ESI-MS source fragmentation/dimerisation

Discussions about GC-MS, LC-MS, LC-FTIR, and other "coupled" analytical techniques.

4 posts Page 1 of 1
Hello everyone

I'm analysing a synthesised sample using ESI-MS. A customer wants to know if it's starting material dimerised accidentally during the synthesis besides its product.
I've observed ions of starting material (M1) as [M1+H]+, [M1+Na]+ and sodium adduct of its dimer (M2) as [M2+Na]+. However, how can I distinguish [M2+Na]+ from [2M1+Na]+ due to an ion source dimerisation?
Other ions such as [M2+H]+ or [M2+K]+ are not observed and the intensity of [M2+Na]+ is relatively high. From total ion current seeing the sample might not be concentrated too much. The sample might be a mixture but at this moment I did not use any column.
I'm thankful if I can hear some ideas.
By MS alone it's extremely hard to be certain. A lot depends on how it is expected to dimerise chemically. Many chemical dimerisations will involve mass change, but not all. Non-covalent adduct dimers (2M+Na etc.) tend to be rather fragile, so if you can do gentle MS2 you may find they disappear.
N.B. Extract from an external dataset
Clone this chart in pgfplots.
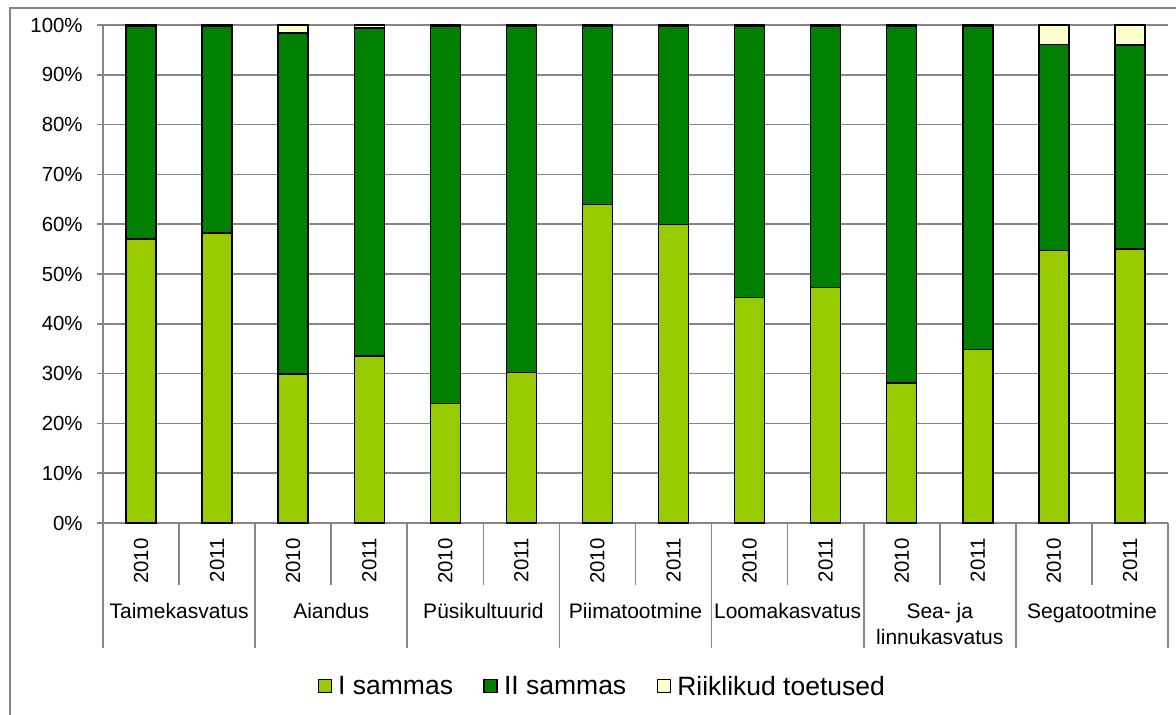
\documentclass[border=0pt]{standalone}
\usepackage{pgfplots}
\usepackage{pgfplotstable}
\pgfplotsset{compat=1.18}
\usepackage{fontspec}
\setmainfont{Liberation Sans}
\definecolor{sOne}{HTML}{99CC00}
\definecolor{sTwo}{HTML}{008000}
\definecolor{sThree}{HTML}{FFFFCC}
\definecolor{lineg}{HTML}{868686}

\pgfplotstableread{
x I II R
0 57.0 42.7 0.3
1 58.2 41.6 0.2
2 29.9 68.5 1.6
3 33.5 65.9 0.6
4 24.0 75.8 0.2
5 30.2 69.6 0.2
6 64.0 35.7 0.3
7 59.9 39.9 0.2
8 45.3 54.5 0.2
9 47.3 52.5 0.2
10 28.1 71.7 0.2
11 34.9 64.9 0.2
12 54.7 41.4 3.9
13 55.0 41.0 4.0
}\data

\pgfplotsset{sq legend/.style={legend image code/.code={\draw[##1,draw=black,line width=0.6pt] (0pt,-2.7pt) rectangle (6.5pt,3.8pt);}}}

\begin{document}
\begin{tikzpicture}
\begin{axis}[
  at={(51.5pt,95.5pt)}, anchor=south west,
  width=532.5pt, height=249pt, scale only axis,
  ybar stacked, bar width=15pt,
  xmin=-0.5, xmax=13.5, ymin=0, ymax=100,
  axis x line*=bottom, axis y line*=left,
  axis line style={lineg, line width=0.8pt},
  ymajorgrids, grid style={lineg, line width=0.8pt},
  ytick={0,10,...,100},
  yticklabels={0\%,10\%,20\%,30\%,40\%,50\%,60\%,70\%,80\%,90\%,100\%},
  xtick={0,...,13},
  xticklabels={2010,2011,2010,2011,2010,2011,2010,2011,2010,2011,2010,2011,2010,2011},
  xtick style={draw=none},
  ytick style={lineg, line width=0.8pt},
  tick align=outside, major tick length=3pt,
  yticklabel style={font=\fontsize{10.2}{12}\selectfont, inner sep=0pt, xshift=-7pt},
  xticklabel style={font=\fontsize{10.2}{12}\selectfont, rotate=90, anchor=east, inner sep=0pt, xshift=-4.5pt},
  clip=false,
  legend columns=3,
  legend style={at={(0.4690,-0.3293)}, anchor=center, draw=none, fill=none,
    font=\fontsize{13.25}{15}\selectfont,
    /tikz/every odd column/.append style={column sep=2pt},
    /tikz/every even column/.append style={column sep=14pt},
    nodes={inner sep=1.2pt}},
]
\addplot[fill=sOne, draw=black, line width=0.7pt, sq legend] table[x=x,y=I]{\data};
\addplot[fill=sTwo, draw=black, line width=0.7pt, sq legend] table[x=x,y=II]{\data};
\addplot[fill=sThree, draw=black, line width=0.7pt, sq legend] table[x=x,y=R]{\data};
\legend{I sammas, II sammas, Riiklikud toetused}

\pgfplotsinvokeforeach{0.5,2.5,4.5,6.5,8.5,10.5,12.5}{\draw[lineg,line width=0.8pt] (axis cs:#1,0) -- ++(0pt,-31pt);}
\pgfplotsinvokeforeach{-0.5,1.5,3.5,5.5,7.5,9.5,11.5,13.5}{\draw[lineg,line width=0.8pt] (axis cs:#1,0) -- ++(0pt,-62.5pt);}

\node[font=\fontsize{10.5}{12}\selectfont, anchor=base, yshift=-47.5pt] at (axis cs:0.5,0) {Taimekasvatus};
\node[font=\fontsize{10.5}{12}\selectfont, anchor=base, yshift=-47.5pt] at (axis cs:2.5,0) {Aiandus};
\node[font=\fontsize{10.5}{12}\selectfont, anchor=base, yshift=-47.5pt] at (axis cs:4.5,0) {Püsikultuurid};
\node[font=\fontsize{10.5}{12}\selectfont, anchor=base, yshift=-47.5pt] at (axis cs:6.5,0) {Piimatootmine};
\node[font=\fontsize{10.5}{12}\selectfont, anchor=base, yshift=-47.5pt] at (axis cs:8.5,0) {Loomakasvatus};
\node[font=\fontsize{10.5}{12}\selectfont, anchor=base, yshift=-47.5pt] at (axis cs:10.5,0) {Sea- ja};
\node[font=\fontsize{10.5}{12}\selectfont, anchor=base, yshift=-60.5pt] at (axis cs:10.5,0) {linnukasvatus};
\node[font=\fontsize{10.5}{12}\selectfont, anchor=base, yshift=-47.5pt] at (axis cs:12.5,0) {Segatootmine};
\end{axis}
\draw[lineg, line width=1pt] (5pt,-2pt) -- (5pt,353pt) -- (590pt,353pt);
\pgfresetboundingbox
\path[use as bounding box] (0,0) rectangle (588pt,357pt);
\end{tikzpicture}
\end{document}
But it's very hard to distinguish a non-covalent adduct dimer from a very fragile covalent dimer. You may be able to reduce the amount of dimer by working at a lower concentration, or increasing source energies a bit, but you'll never be sure there is no dimer.
This is where chromatography can be very useful. Of course it's hard to prove a negative, but it's unlikely the dimer would have exactly the same retention time as the monomer, so if you find that the 2M+Na peak coelutes exactly with the M+H peak, it is probable that they are the same thing. Of course you'll need to convince yourself that the M+H peak isn't an in-source fragment from a pure dimer!
Really the easiest situation is where you do have both the dimer and the monomer and you can separate them with chromatography.
Hi, Imh

Thank you for your reply. It sounds very interesting to measure gentle MSMS! I will try next time that. And I am also relieved to hear that it is difficult for others too.
The proportion of [2M1+Na]+ will be higher the more concentrated the sample.
Assuming you are using flow injection (rather than constant infusion) see if the ratio of MNa+ to [2M1+Na]+ changes as the signal gets smaller. If it does then most likely what you are seeing is [2M1+Na]+
Agree that LC separation would be more definitive though.